__What is expected__. Reply with one number only: the count of lines below that contain the word "this".

__Data to use__.

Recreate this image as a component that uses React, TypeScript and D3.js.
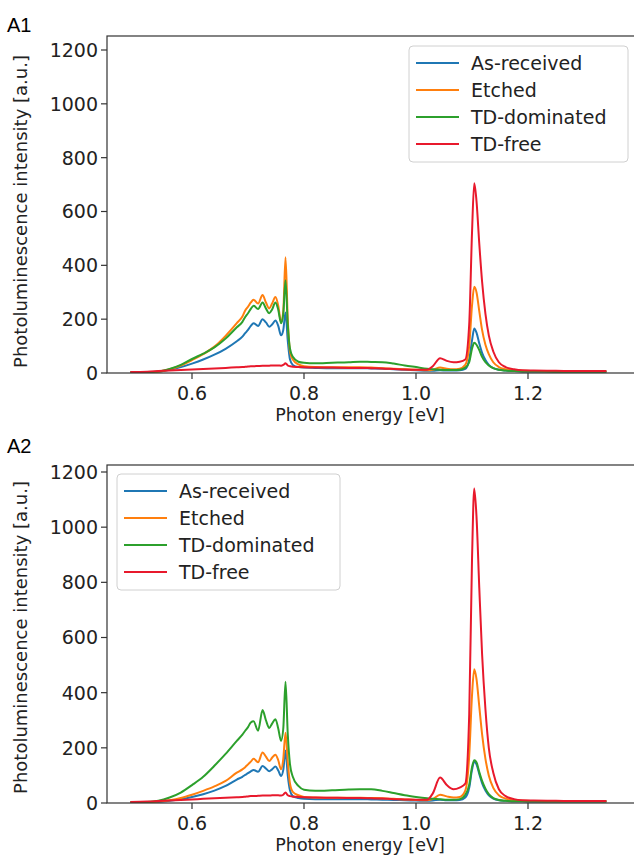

...

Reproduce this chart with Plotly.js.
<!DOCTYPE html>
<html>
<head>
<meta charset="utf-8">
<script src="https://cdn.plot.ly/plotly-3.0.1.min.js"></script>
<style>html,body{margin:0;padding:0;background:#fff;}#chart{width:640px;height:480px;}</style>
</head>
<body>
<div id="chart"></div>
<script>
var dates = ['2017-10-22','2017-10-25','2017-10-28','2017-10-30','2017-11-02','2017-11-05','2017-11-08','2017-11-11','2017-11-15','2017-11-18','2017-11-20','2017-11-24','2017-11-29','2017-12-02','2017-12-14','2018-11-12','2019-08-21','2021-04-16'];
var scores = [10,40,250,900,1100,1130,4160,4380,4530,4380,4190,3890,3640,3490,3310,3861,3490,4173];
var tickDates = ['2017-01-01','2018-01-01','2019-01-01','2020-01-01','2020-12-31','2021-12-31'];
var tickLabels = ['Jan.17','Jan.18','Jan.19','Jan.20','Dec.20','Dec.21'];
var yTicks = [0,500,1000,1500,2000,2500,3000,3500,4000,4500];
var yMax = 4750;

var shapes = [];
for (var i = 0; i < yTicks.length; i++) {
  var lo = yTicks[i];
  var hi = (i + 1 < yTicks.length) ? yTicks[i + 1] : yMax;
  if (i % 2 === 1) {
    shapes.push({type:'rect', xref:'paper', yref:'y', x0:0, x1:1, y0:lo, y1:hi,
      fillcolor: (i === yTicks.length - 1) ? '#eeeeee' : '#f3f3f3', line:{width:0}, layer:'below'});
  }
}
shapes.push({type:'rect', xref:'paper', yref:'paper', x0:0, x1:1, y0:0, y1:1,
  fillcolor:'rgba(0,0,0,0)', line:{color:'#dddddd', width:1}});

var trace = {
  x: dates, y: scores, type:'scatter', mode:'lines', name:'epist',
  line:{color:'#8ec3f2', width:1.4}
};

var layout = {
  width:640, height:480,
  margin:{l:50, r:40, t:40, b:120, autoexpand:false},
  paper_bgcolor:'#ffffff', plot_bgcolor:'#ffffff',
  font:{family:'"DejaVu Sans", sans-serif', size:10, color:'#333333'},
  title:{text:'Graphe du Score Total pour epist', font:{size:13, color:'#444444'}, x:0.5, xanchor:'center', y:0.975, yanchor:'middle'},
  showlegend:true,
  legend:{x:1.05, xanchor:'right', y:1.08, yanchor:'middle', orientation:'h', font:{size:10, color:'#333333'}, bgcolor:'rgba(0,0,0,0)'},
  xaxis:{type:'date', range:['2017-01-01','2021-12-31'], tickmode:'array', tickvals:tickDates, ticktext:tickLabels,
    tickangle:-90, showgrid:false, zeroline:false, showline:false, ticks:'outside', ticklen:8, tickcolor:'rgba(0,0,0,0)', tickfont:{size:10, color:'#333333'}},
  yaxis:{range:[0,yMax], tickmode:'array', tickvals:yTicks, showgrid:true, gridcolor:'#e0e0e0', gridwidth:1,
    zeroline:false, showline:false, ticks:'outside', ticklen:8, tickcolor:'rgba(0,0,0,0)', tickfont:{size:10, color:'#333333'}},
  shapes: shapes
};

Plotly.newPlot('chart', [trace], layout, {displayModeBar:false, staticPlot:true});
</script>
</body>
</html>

__Written solution__. 2